我正在使用 deeplearning4j 并且不明白如何从神经网络中获取分类向量的文本段落。
我只能得到分类率。
这是我的代码:
public static void main(String[] args) throws Exception {
ClassPathResource resource = new ClassPathResource("paravec/recortes");
LabelAwareIterator iterator = new FileLabelAwareIterator.Builder()
.addSourceFolder(resource.getFile()).build();
TokenizerFactory t = new DefaultTokenizerFactory();
t.setTokenPreProcessor(new CommonPreprocessor());
ParagraphVectors paragraphVectors = new ParagraphVectors.Builder()
.learningRate(0.025).minLearningRate(0.001).batchSize(1000)
.epochs(10).iterate(iterator).trainWordVectors(true)
.tokenizerFactory(t).build();
paragraphVectors.fit();
ClassPathResource unlabeledResource = new ClassPathResource(
"paravec/caderno");
FileLabelAwareIterator unlabeledIterator = new FileLabelAwareIterator.Builder()

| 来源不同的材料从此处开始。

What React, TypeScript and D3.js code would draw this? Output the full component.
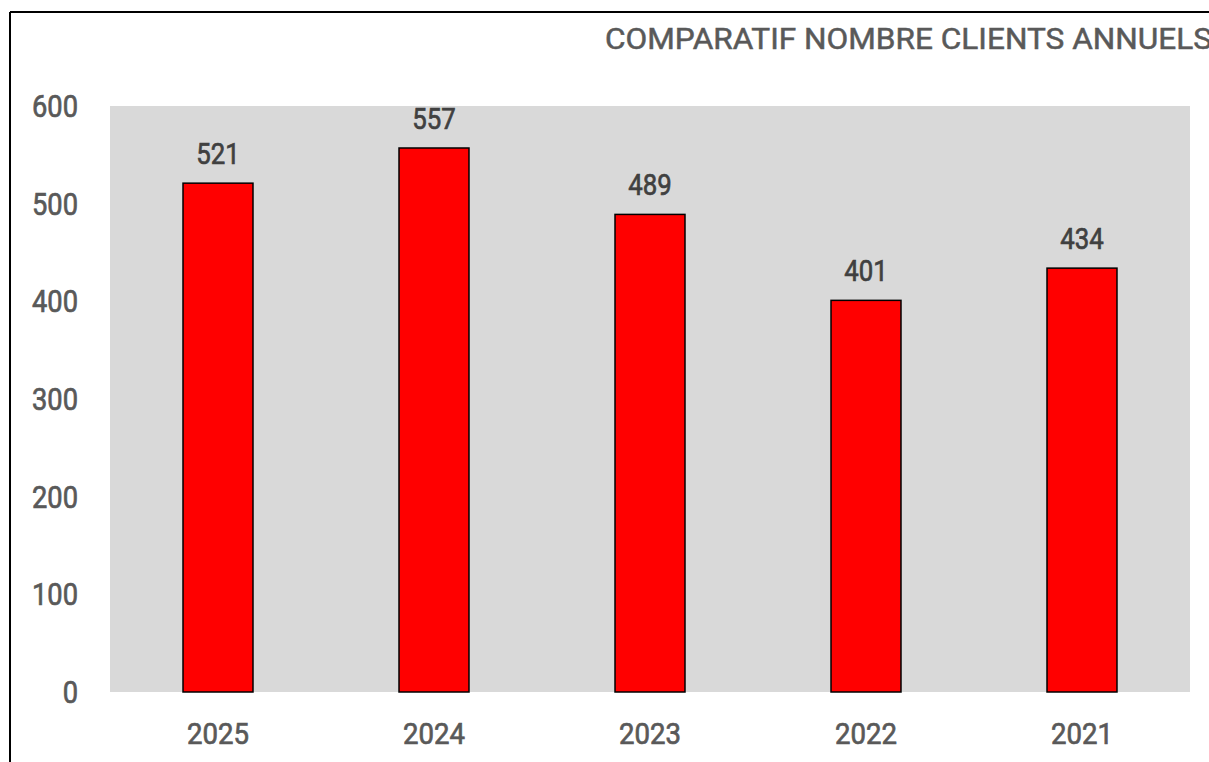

.addSourceFolder(unlabeledResource.getFile()).build();
MeansBuilder meansBuilder = new MeansBuilder(
(InMemoryLookupTable<VocabWord>) paragraphVectors
.getLookupTable(),
t);
LabelSeeker seeker = new LabelSeeker(iterator.getLabelsSource()
.getLabels(),
(InMemoryLookupTable<VocabWord>) paragraphVectors
.getLookupTable());
while (unlabeledIterator.hasNextDocument()) {
LabelledDocument document = unlabeledIterator.nextDocument();
//how to get text paragraph?
INDArray documentAsCentroid = meansBuilder
.documentAsVector(document);
}
}
谢谢!雷南。